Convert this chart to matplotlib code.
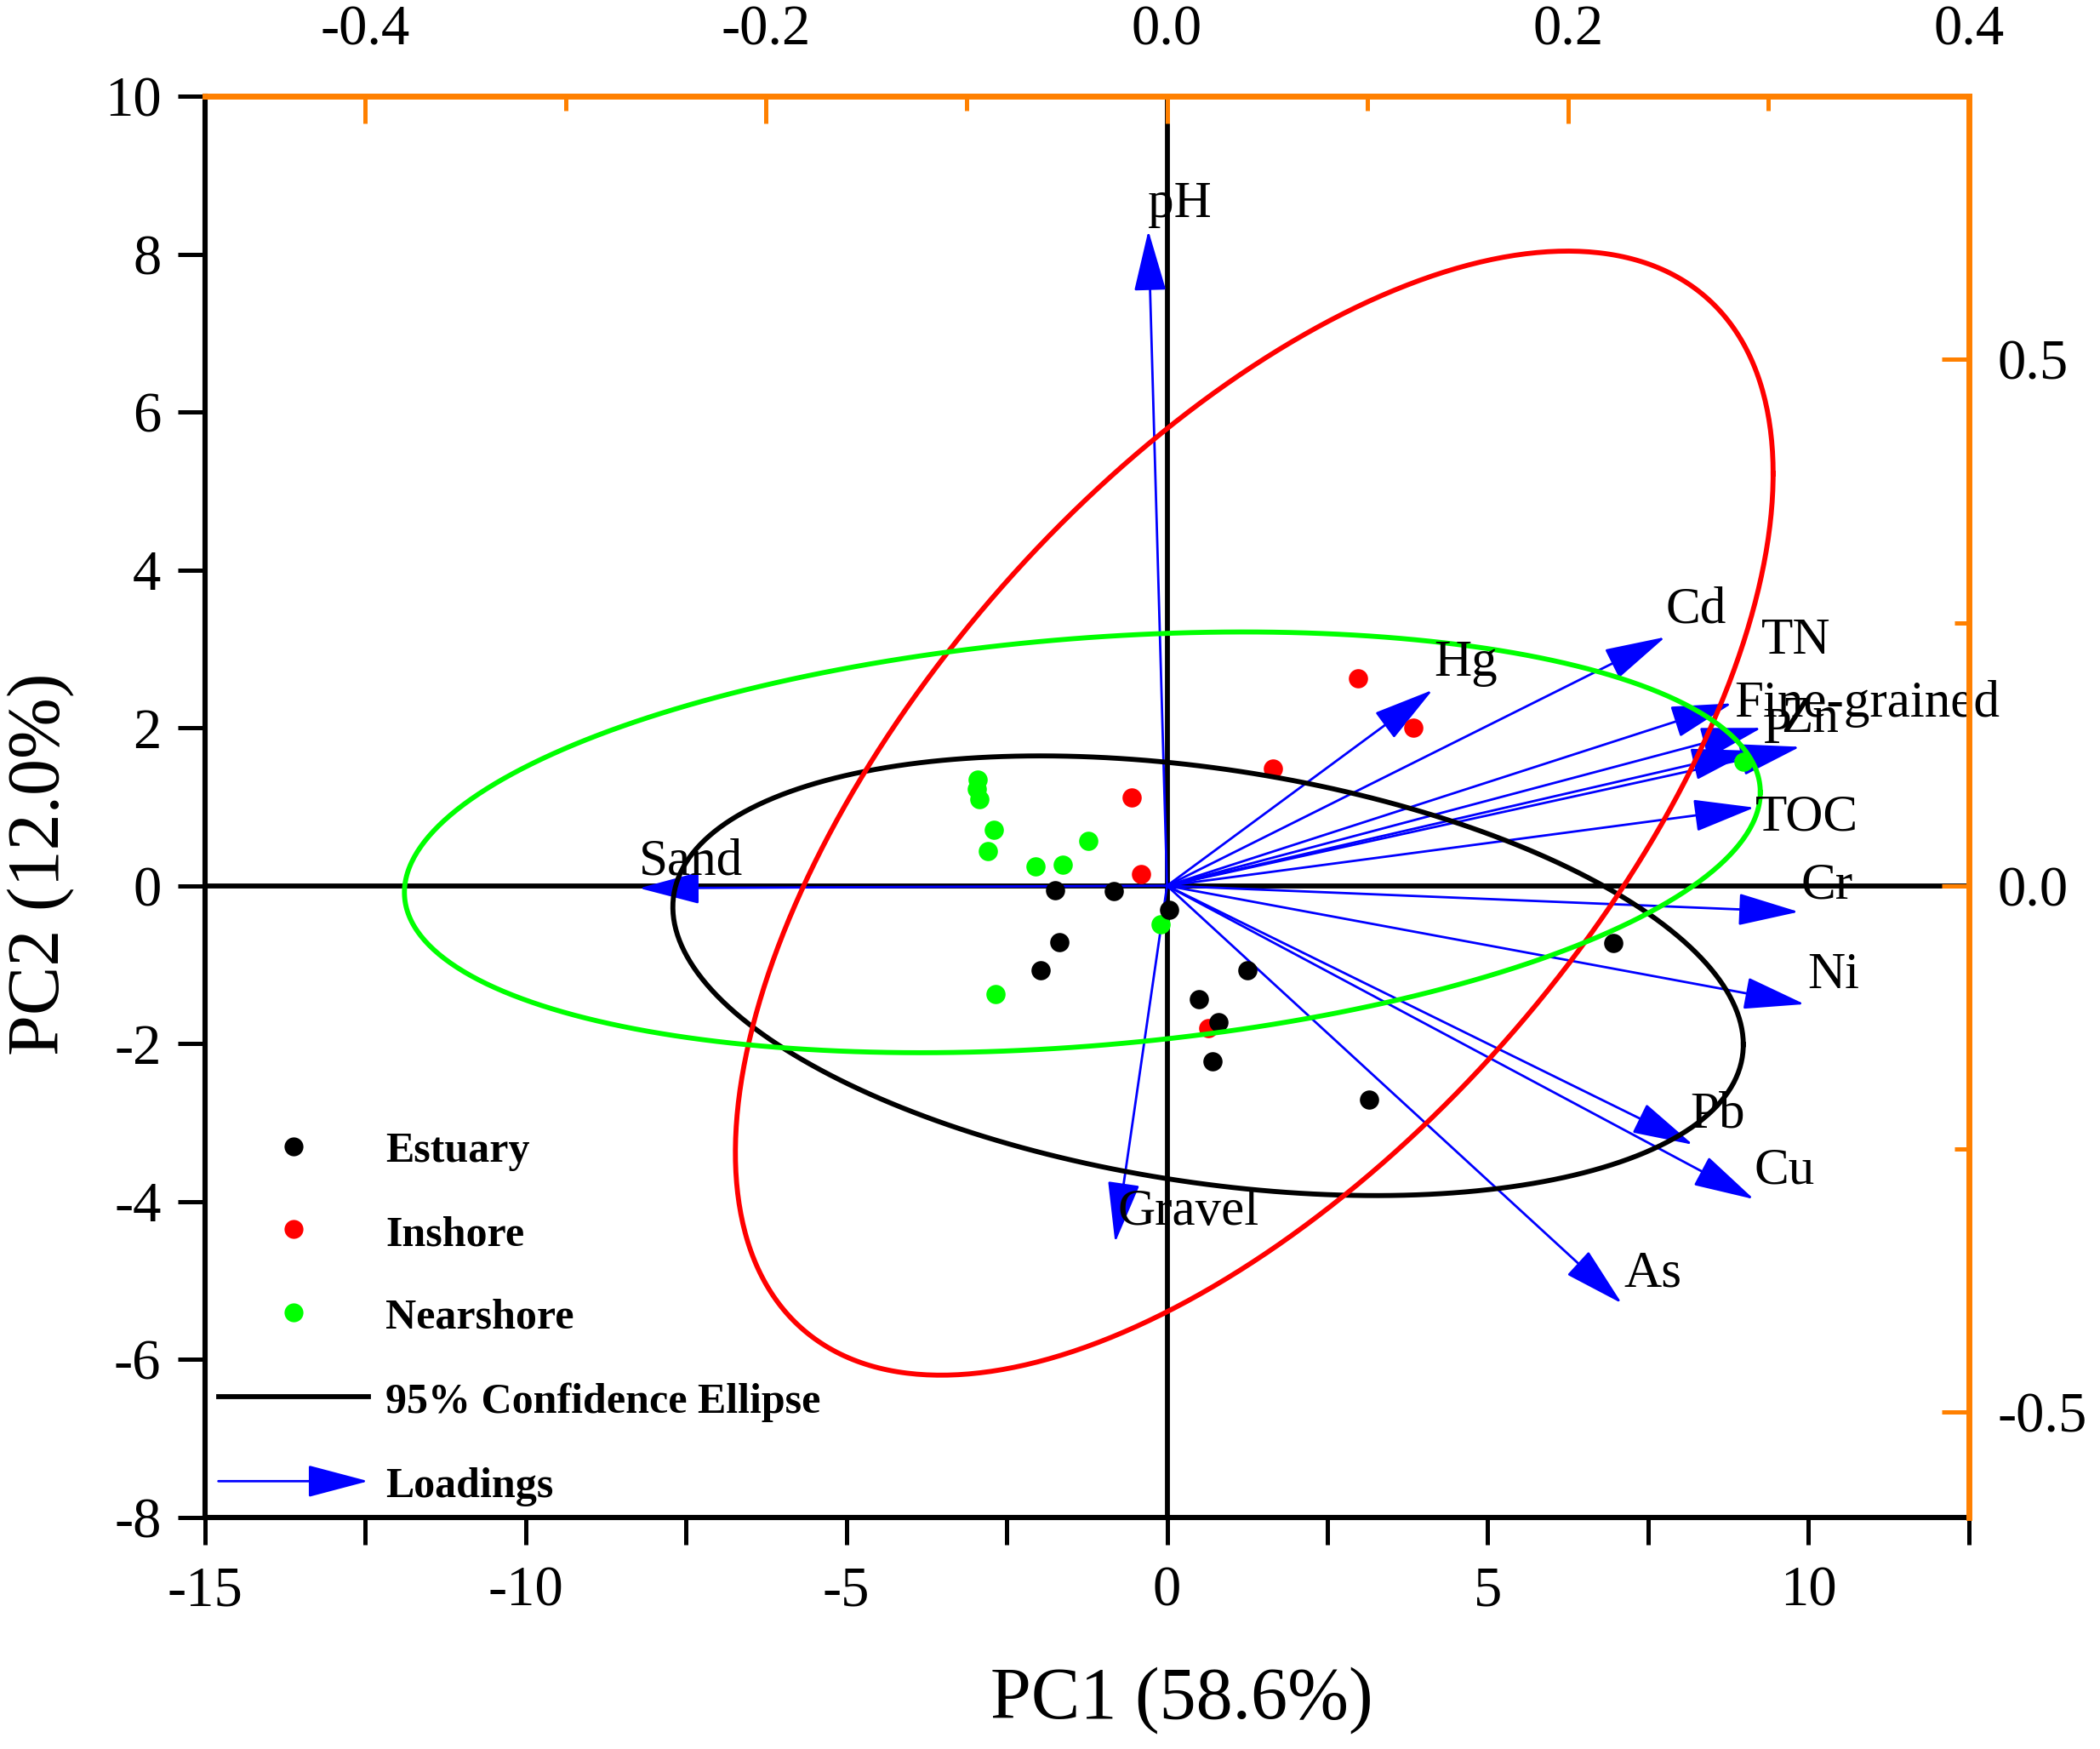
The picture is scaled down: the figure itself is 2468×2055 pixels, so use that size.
import numpy as np
import matplotlib.pyplot as plt
from matplotlib.patches import FancyArrowPatch
from matplotlib.ticker import FormatStrFormatter

plt.rcParams['font.family'] = ['Liberation Serif', 'DejaVu Serif']
plt.rcParams['axes.unicode_minus'] = False

# sample scores (PC1, PC2)
est_x = [-1.74, -0.83, 0.03, -1.68, -1.97, 1.25, 0.50, 0.80, 0.71, 3.15, 6.96]
est_y = [-0.06, -0.07, -0.31, -0.71, -1.07, -1.07, -1.44, -1.73, -2.22, -2.71, -0.73]
ins_x = [2.98, 3.84, 1.65, -0.55, -0.40, 0.64]
ins_y = [2.63, 2.00, 1.49, 1.12, 0.15, -1.80]
near_x = [-2.95, -2.97, -2.92, -2.70, -2.79, -1.23, -2.05, -1.63, -0.10, -2.67, 8.99]
near_y = [1.35, 1.23, 1.10, 0.71, 0.44, 0.57, 0.25, 0.27, -0.49, -1.37, 1.57]

# loadings (top / right axes)
var_names = ['pH', 'Sand', 'Gravel', 'Hg', 'Cd', 'TN', 'Fine-grained', 'P', 'Zn',
             'TOC', 'Cr', 'Ni', 'Pb', 'Cu', 'As']
load_x = [-0.0093, -0.2634, -0.0259, 0.1325, 0.2486, 0.2966, 0.2819, 0.2918, 0.3158,
          0.2931, 0.3152, 0.3181, 0.2624, 0.2928, 0.2269]
load_y = [0.6225, -0.0023, -0.3390, 0.1860, 0.2363, 0.1500, 0.1733, 0.1283, 0.1320,
          0.0743, -0.0248, -0.1125, -0.2460, -0.2978, -0.3968]

# 95% confidence ellipses: Estuary, Inshore, Nearshore
ell_cx = [0.64, 1.36, -1.32]
ell_cy = [-1.14, 0.92, 0.55]
ell_sx = [8.345, 8.09, 10.57]
ell_sy = [2.785, 7.12, 2.665]
ell_r = [-0.313, 0.604, 0.238]

# where the variable names sit (loading units)
lab_x = [-0.0094, -0.2636, -0.0248, 0.1331, 0.2488, 0.2963, 0.2829, 0.2970, 0.3064,
         0.2936, 0.3164, 0.3197, 0.2609, 0.2930, 0.2281]
lab_y = [0.6476, 0.0229, -0.3104, 0.2112, 0.2621, 0.2328, 0.1730, 0.1476, 0.1578,
         0.0649, 0.0, -0.0852, -0.2176, -0.2710, -0.3690]

orange = '#FF8000'
blue = '#0000FF'
group_col = ['#000000', '#FF0000', '#00FF00']

fig = plt.figure(figsize=(12.34, 10.275), dpi=200)
rect = [0.0976, 0.1325, 0.8399, 0.8124]
ax = fig.add_axes(rect)
ax2 = fig.add_axes(rect, facecolor='none')

ax.set_xlim(-15, 12.5)
ax.set_ylim(-8, 10)
ax2.set_xlim(-0.48, 0.4)
ax2.set_ylim(-0.6, 0.75)

# zero lines
ax.axhline(0, color='k', lw=2.1, zorder=1)
ax.axvline(0, color='k', lw=2.1, zorder=1)

# loading arrows
for i in range(len(var_names)):
    ax.annotate('', xy=(load_x[i], load_y[i]), xytext=(0, 0),
                xycoords=ax2.transData, textcoords=ax2.transData,
                arrowprops=dict(arrowstyle='-|>,head_length=2.27,head_width=0.6',
                                mutation_scale=10, color=blue, lw=1.0,
                                shrinkA=0, shrinkB=0),
                zorder=2)
    ax.text(lab_x[i], lab_y[i], var_names[i], transform=ax2.transData,
            fontsize=22, ha='left', va='center', zorder=5)

# points
ax.scatter(near_x, near_y, s=66, color=group_col[2], zorder=3, linewidths=0)
ax.scatter(ins_x, ins_y, s=66, color=group_col[1], zorder=3, linewidths=0)
ax.scatter(est_x, est_y, s=66, color=group_col[0], zorder=3, linewidths=0)

# ellipses
t = np.linspace(0, 2 * np.pi, 500)
for i in range(3):
    ex = ell_cx[i] + ell_sx[i] * np.cos(t)
    ey = ell_cy[i] + ell_sy[i] * (ell_r[i] * np.cos(t) + np.sqrt(1 - ell_r[i] ** 2) * np.sin(t))
    ax.plot(ex, ey, color=group_col[i], lw=2.1, zorder=4)

# bottom / left axes
ax.set_xticks([-15, -10, -5, 0, 5, 10])
ax.set_xticks([-12.5, -7.5, -2.5, 2.5, 7.5, 12.5], minor=True)
ax.set_yticks(np.arange(-8, 11, 2))
ax.tick_params(which='both', direction='out', length=11.5, width=1.8, labelsize=24)
ax.tick_params(axis='x', pad=9)
ax.tick_params(axis='y', pad=7)
ax.spines['top'].set_visible(False)
ax.spines['right'].set_visible(False)
ax.spines['left'].set_linewidth(2.2)
ax.spines['bottom'].set_linewidth(2.2)
ax.set_xlabel('PC1 (58.6%)', fontsize=31, va='center')
ax.xaxis.set_label_coords(0.554, -0.129)
ax.set_ylabel('PC2 (12.0%)', fontsize=31, va='center')
ax.yaxis.set_label_coords(-0.093, 0.46)

# top / right axes (loadings)
ax2.xaxis.tick_top()
ax2.yaxis.tick_right()
ax2.set_xticks([-0.4, -0.2, 0.0, 0.2, 0.4])
ax2.set_xticks([-0.3, -0.1, 0.1, 0.3], minor=True)
ax2.set_yticks([-0.5, 0.0, 0.5])
ax2.set_yticks([-0.25, 0.25], minor=True)
ax2.xaxis.set_major_formatter(FormatStrFormatter('%.1f'))
ax2.yaxis.set_major_formatter(FormatStrFormatter('%.1f'))
ax2.tick_params(which='major', direction='in', length=11.5, width=1.8,
                color=orange, labelsize=24, labelcolor='k')
ax2.tick_params(which='minor', direction='in', length=6, width=1.8, color=orange)
ax2.tick_params(axis='x', pad=17)
ax2.tick_params(axis='y', pad=12)
ax2.spines['left'].set_visible(False)
ax2.spines['bottom'].set_visible(False)
ax2.spines['top'].set_color(orange)
ax2.spines['right'].set_color(orange)
ax2.spines['top'].set_linewidth(2.5)
ax2.spines['right'].set_linewidth(2.5)

# legend
leg_y = [0.2611, 0.2026, 0.1442]
leg_names = ['Estuary', 'Inshore', 'Nearshore']
for i in range(3):
    ax.plot([0.0501], [leg_y[i]], 'o', color=group_col[i], ms=8, mec='none',
            transform=ax.transAxes, zorder=6)
    ax.text(0.1025, leg_y[i] - 0.004, leg_names[i], transform=ax.transAxes, fontsize=18,
            fontweight='bold', ha='left', va='center', zorder=6)
ax.plot([0.0076, 0.0926], [0.0848, 0.0848], color='k', lw=2.1,
        transform=ax.transAxes, zorder=6)
ax.text(0.1025, 0.0808, '95% Confidence Ellipse', transform=ax.transAxes, fontsize=18,
        fontweight='bold', ha='left', va='center', zorder=6)
ax.add_patch(FancyArrowPatch((0.0076, 0.0254), (0.0926, 0.0254), transform=ax.transAxes,
                             arrowstyle='-|>,head_length=2.27,head_width=0.6',
                             mutation_scale=10, color=blue, lw=1.0,
                             shrinkA=0, shrinkB=0, zorder=6))
ax.text(0.1025, 0.0214, 'Loadings', transform=ax.transAxes, fontsize=18,
        fontweight='bold', ha='left', va='center', zorder=6)

fig.savefig('out.png', dpi=200)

- - - - -

### Task description
Reproduce the data word for word, excluding its pictures.

### Response to the task
Convert this chart to matplotlib code.
The picture is scaled down: the figure itself is 2468×2055 pixels, so use that size.
import numpy as np
import matplotlib.pyplot as plt
from matplotlib.patches import FancyArrowPatch
from matplotlib.ticker import FormatStrFormatter

plt.rcParams['font.family'] = ['Liberation Serif', 'DejaVu Serif']
plt.rcParams['axes.unicode_minus'] = False

# sample scores (PC1, PC2)
est_x = [-1.74, -0.83, 0.03, -1.68, -1.97, 1.25, 0.50, 0.80, 0.71, 3.15, 6.96]
est_y = [-0.06, -0.07, -0.31, -0.71, -1.07, -1.07, -1.44, -1.73, -2.22, -2.71, -0.73]
ins_x = [2.98, 3.84, 1.65, -0.55, -0.40, 0.64]
ins_y = [2.63, 2.00, 1.49, 1.12, 0.15, -1.80]
near_x = [-2.95, -2.97, -2.92, -2.70, -2.79, -1.23, -2.05, -1.63, -0.10, -2.67, 8.99]
near_y = [1.35, 1.23, 1.10, 0.71, 0.44, 0.57, 0.25, 0.27, -0.49, -1.37, 1.57]

# loadings (top / right axes)
var_names = ['pH', 'Sand', 'Gravel', 'Hg', 'Cd', 'TN', 'Fine-grained', 'P', 'Zn',
             'TOC', 'Cr', 'Ni', 'Pb', 'Cu', 'As']
load_x = [-0.0093, -0.2634, -0.0259, 0.1325, 0.2486, 0.2966, 0.2819, 0.2918, 0.3158,
          0.2931, 0.3152, 0.3181, 0.2624, 0.2928, 0.2269]
load_y = [0.6225, -0.0023, -0.3390, 0.1860, 0.2363, 0.1500, 0.1733, 0.1283, 0.1320,
          0.0743, -0.0248, -0.1125, -0.2460, -0.2978, -0.3968]

# 95% confidence ellipses: Estuary, Inshore, Nearshore
ell_cx = [0.64, 1.36, -1.32]
ell_cy = [-1.14, 0.92, 0.55]
ell_sx = [8.345, 8.09, 10.57]
ell_sy = [2.785, 7.12, 2.665]
ell_r = [-0.313, 0.604, 0.238]

# where the variable names sit (loading units)
lab_x = [-0.0094, -0.2636, -0.0248, 0.1331, 0.2488, 0.2963, 0.2829, 0.2970, 0.3064,
         0.2936, 0.3164, 0.3197, 0.2609, 0.2930, 0.2281]
lab_y = [0.6476, 0.0229, -0.3104, 0.2112, 0.2621, 0.2328, 0.1730, 0.1476, 0.1578,
         0.0649, 0.0, -0.0852, -0.2176, -0.2710, -0.3690]

orange = '#FF8000'
blue = '#0000FF'
group_col = ['#000000', '#FF0000', '#00FF00']

fig = plt.figure(figsize=(12.34, 10.275), dpi=200)
rect = [0.0976, 0.1325, 0.8399, 0.8124]
ax = fig.add_axes(rect)
ax2 = fig.add_axes(rect, facecolor='none')

ax.set_xlim(-15, 12.5)
ax.set_ylim(-8, 10)
ax2.set_xlim(-0.48, 0.4)
ax2.set_ylim(-0.6, 0.75)

# zero lines
ax.axhline(0, color='k', lw=2.1, zorder=1)
ax.axvline(0, color='k', lw=2.1, zorder=1)

# loading arrows
for i in range(len(var_names)):
    ax.annotate('', xy=(load_x[i], load_y[i]), xytext=(0, 0),
                xycoords=ax2.transData, textcoords=ax2.transData,
                arrowprops=dict(arrowstyle='-|>,head_length=2.27,head_width=0.6',
                                mutation_scale=10, color=blue, lw=1.0,
                                shrinkA=0, shrinkB=0),
                zorder=2)
    ax.text(lab_x[i], lab_y[i], var_names[i], transform=ax2.transData,
            fontsize=22, ha='left', va='center', zorder=5)

# points
ax.scatter(near_x, near_y, s=66, color=group_col[2], zorder=3, linewidths=0)
ax.scatter(ins_x, ins_y, s=66, color=group_col[1], zorder=3, linewidths=0)
ax.scatter(est_x, est_y, s=66, color=group_col[0], zorder=3, linewidths=0)

# ellipses
t = np.linspace(0, 2 * np.pi, 500)
for i in range(3):
    ex = ell_cx[i] + ell_sx[i] * np.cos(t)
    ey = ell_cy[i] + ell_sy[i] * (ell_r[i] * np.cos(t) + np.sqrt(1 - ell_r[i] ** 2) * np.sin(t))
    ax.plot(ex, ey, color=group_col[i], lw=2.1, zorder=4)

# bottom / left axes
ax.set_xticks([-15, -10, -5, 0, 5, 10])
ax.set_xticks([-12.5, -7.5, -2.5, 2.5, 7.5, 12.5], minor=True)
ax.set_yticks(np.arange(-8, 11, 2))
ax.tick_params(which='both', direction='out', length=11.5, width=1.8, labelsize=24)
ax.tick_params(axis='x', pad=9)
ax.tick_params(axis='y', pad=7)
ax.spines['top'].set_visible(False)
ax.spines['right'].set_visible(False)
ax.spines['left'].set_linewidth(2.2)
ax.spines['bottom'].set_linewidth(2.2)
ax.set_xlabel('PC1 (58.6%)', fontsize=31, va='center')
ax.xaxis.set_label_coords(0.554, -0.129)
ax.set_ylabel('PC2 (12.0%)', fontsize=31, va='center')
ax.yaxis.set_label_coords(-0.093, 0.46)

# top / right axes (loadings)
ax2.xaxis.tick_top()
ax2.yaxis.tick_right()
ax2.set_xticks([-0.4, -0.2, 0.0, 0.2, 0.4])
ax2.set_xticks([-0.3, -0.1, 0.1, 0.3], minor=True)
ax2.set_yticks([-0.5, 0.0, 0.5])
ax2.set_yticks([-0.25, 0.25], minor=True)
ax2.xaxis.set_major_formatter(FormatStrFormatter('%.1f'))
ax2.yaxis.set_major_formatter(FormatStrFormatter('%.1f'))
ax2.tick_params(which='major', direction='in', length=11.5, width=1.8,
                color=orange, labelsize=24, labelcolor='k')
ax2.tick_params(which='minor', direction='in', length=6, width=1.8, color=orange)
ax2.tick_params(axis='x', pad=17)
ax2.tick_params(axis='y', pad=12)
ax2.spines['left'].set_visible(False)
ax2.spines['bottom'].set_visible(False)
ax2.spines['top'].set_color(orange)
ax2.spines['right'].set_color(orange)
ax2.spines['top'].set_linewidth(2.5)
ax2.spines['right'].set_linewidth(2.5)

# legend
leg_y = [0.2611, 0.2026, 0.1442]
leg_names = ['Estuary', 'Inshore', 'Nearshore']
for i in range(3):
    ax.plot([0.0501], [leg_y[i]], 'o', color=group_col[i], ms=8, mec='none',
            transform=ax.transAxes, zorder=6)
    ax.text(0.1025, leg_y[i] - 0.004, leg_names[i], transform=ax.transAxes, fontsize=18,
            fontweight='bold', ha='left', va='center', zorder=6)
ax.plot([0.0076, 0.0926], [0.0848, 0.0848], color='k', lw=2.1,
        transform=ax.transAxes, zorder=6)
ax.text(0.1025, 0.0808, '95% Confidence Ellipse', transform=ax.transAxes, fontsize=18,
        fontweight='bold', ha='left', va='center', zorder=6)
ax.add_patch(FancyArrowPatch((0.0076, 0.0254), (0.0926, 0.0254), transform=ax.transAxes,
                             arrowstyle='-|>,head_length=2.27,head_width=0.6',
                             mutation_scale=10, color=blue, lw=1.0,
                             shrinkA=0, shrinkB=0, zorder=6))
ax.text(0.1025, 0.0214, 'Loadings', transform=ax.transAxes, fontsize=18,
        fontweight='bold', ha='left', va='center', zorder=6)

fig.savefig('out.png', dpi=200)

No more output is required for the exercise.